**EXERCISE**
Below are entries; repeat exactly, and nothing else, the lines from the one holding "Convert this chart to matplotlib code." through the one holding "fontsize=46, color=TEXT, linespacing=1.35)", inclusive. Leave the pictures out.

**GIVEN ENTRIES**
========

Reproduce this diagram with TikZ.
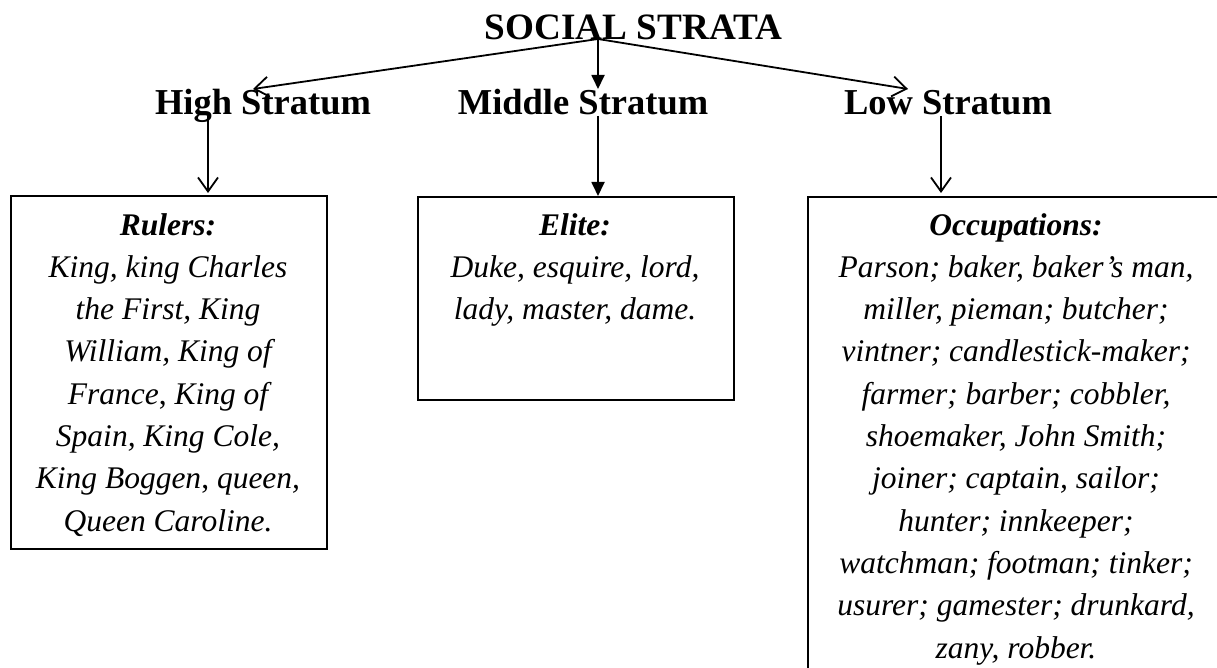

========

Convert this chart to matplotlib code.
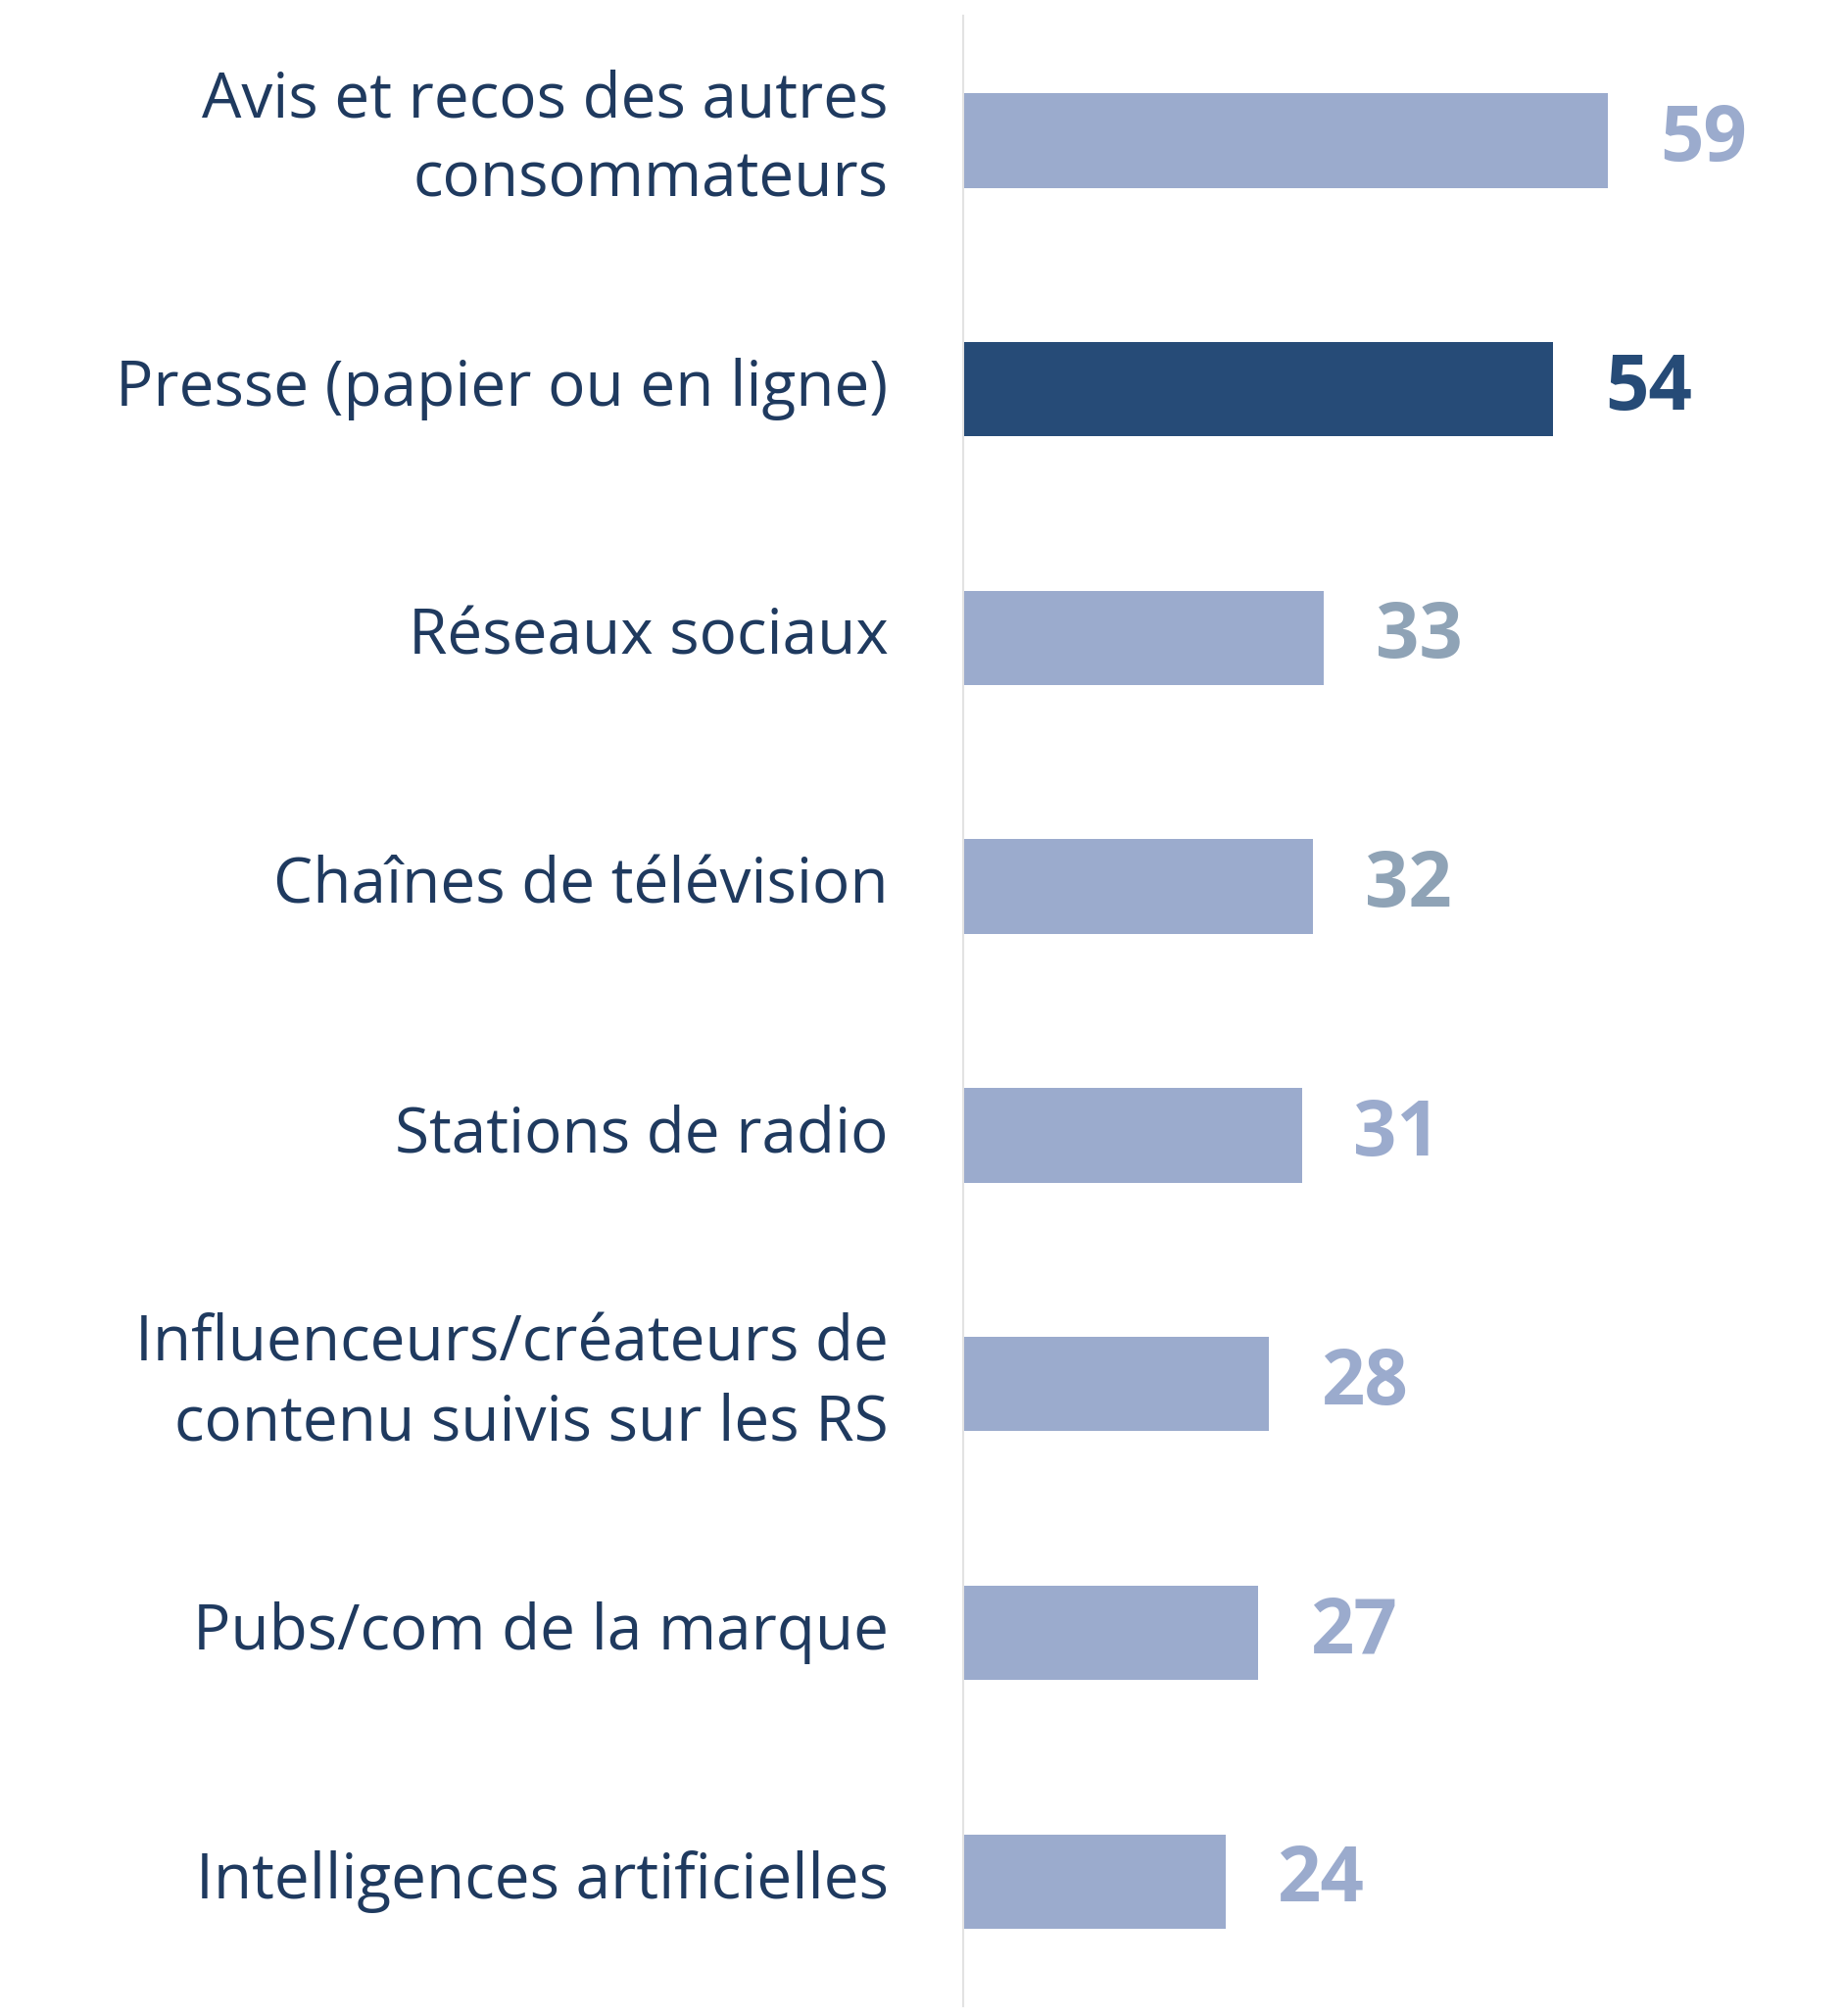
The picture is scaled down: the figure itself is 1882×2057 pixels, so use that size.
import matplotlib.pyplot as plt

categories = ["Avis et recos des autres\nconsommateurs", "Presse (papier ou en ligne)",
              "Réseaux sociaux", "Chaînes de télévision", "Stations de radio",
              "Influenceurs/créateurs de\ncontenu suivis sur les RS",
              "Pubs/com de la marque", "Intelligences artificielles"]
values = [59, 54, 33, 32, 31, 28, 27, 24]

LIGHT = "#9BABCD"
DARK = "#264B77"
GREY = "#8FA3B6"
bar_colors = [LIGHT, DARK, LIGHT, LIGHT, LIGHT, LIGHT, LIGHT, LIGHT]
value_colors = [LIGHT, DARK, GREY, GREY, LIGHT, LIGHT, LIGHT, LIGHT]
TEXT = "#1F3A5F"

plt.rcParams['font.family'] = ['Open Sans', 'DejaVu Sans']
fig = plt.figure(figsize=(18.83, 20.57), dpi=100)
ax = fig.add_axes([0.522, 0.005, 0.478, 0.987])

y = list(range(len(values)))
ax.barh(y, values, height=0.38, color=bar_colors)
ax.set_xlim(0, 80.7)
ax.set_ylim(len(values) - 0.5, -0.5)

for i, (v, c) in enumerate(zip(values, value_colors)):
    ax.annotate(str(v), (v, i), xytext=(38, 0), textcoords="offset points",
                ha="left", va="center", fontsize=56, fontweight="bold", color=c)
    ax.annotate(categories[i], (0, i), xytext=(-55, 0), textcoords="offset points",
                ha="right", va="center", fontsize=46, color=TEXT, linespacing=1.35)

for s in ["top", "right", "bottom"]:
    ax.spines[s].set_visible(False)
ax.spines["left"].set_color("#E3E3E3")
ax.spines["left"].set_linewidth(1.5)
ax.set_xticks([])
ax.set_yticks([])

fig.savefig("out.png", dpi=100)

========

**FINAL ANSWER**
Convert this chart to matplotlib code.
The picture is scaled down: the figure itself is 1882×2057 pixels, so use that size.
import matplotlib.pyplot as plt

categories = ["Avis et recos des autres\nconsommateurs", "Presse (papier ou en ligne)",
              "Réseaux sociaux", "Chaînes de télévision", "Stations de radio",
              "Influenceurs/créateurs de\ncontenu suivis sur les RS",
              "Pubs/com de la marque", "Intelligences artificielles"]
values = [59, 54, 33, 32, 31, 28, 27, 24]

LIGHT = "#9BABCD"
DARK = "#264B77"
GREY = "#8FA3B6"
bar_colors = [LIGHT, DARK, LIGHT, LIGHT, LIGHT, LIGHT, LIGHT, LIGHT]
value_colors = [LIGHT, DARK, GREY, GREY, LIGHT, LIGHT, LIGHT, LIGHT]
TEXT = "#1F3A5F"

plt.rcParams['font.family'] = ['Open Sans', 'DejaVu Sans']
fig = plt.figure(figsize=(18.83, 20.57), dpi=100)
ax = fig.add_axes([0.522, 0.005, 0.478, 0.987])

y = list(range(len(values)))
ax.barh(y, values, height=0.38, color=bar_colors)
ax.set_xlim(0, 80.7)
ax.set_ylim(len(values) - 0.5, -0.5)

for i, (v, c) in enumerate(zip(values, value_colors)):
    ax.annotate(str(v), (v, i), xytext=(38, 0), textcoords="offset points",
                ha="left", va="center", fontsize=56, fontweight="bold", color=c)
    ax.annotate(categories[i], (0, i), xytext=(-55, 0), textcoords="offset points",
                ha="right", va="center", fontsize=46, color=TEXT, linespacing=1.35)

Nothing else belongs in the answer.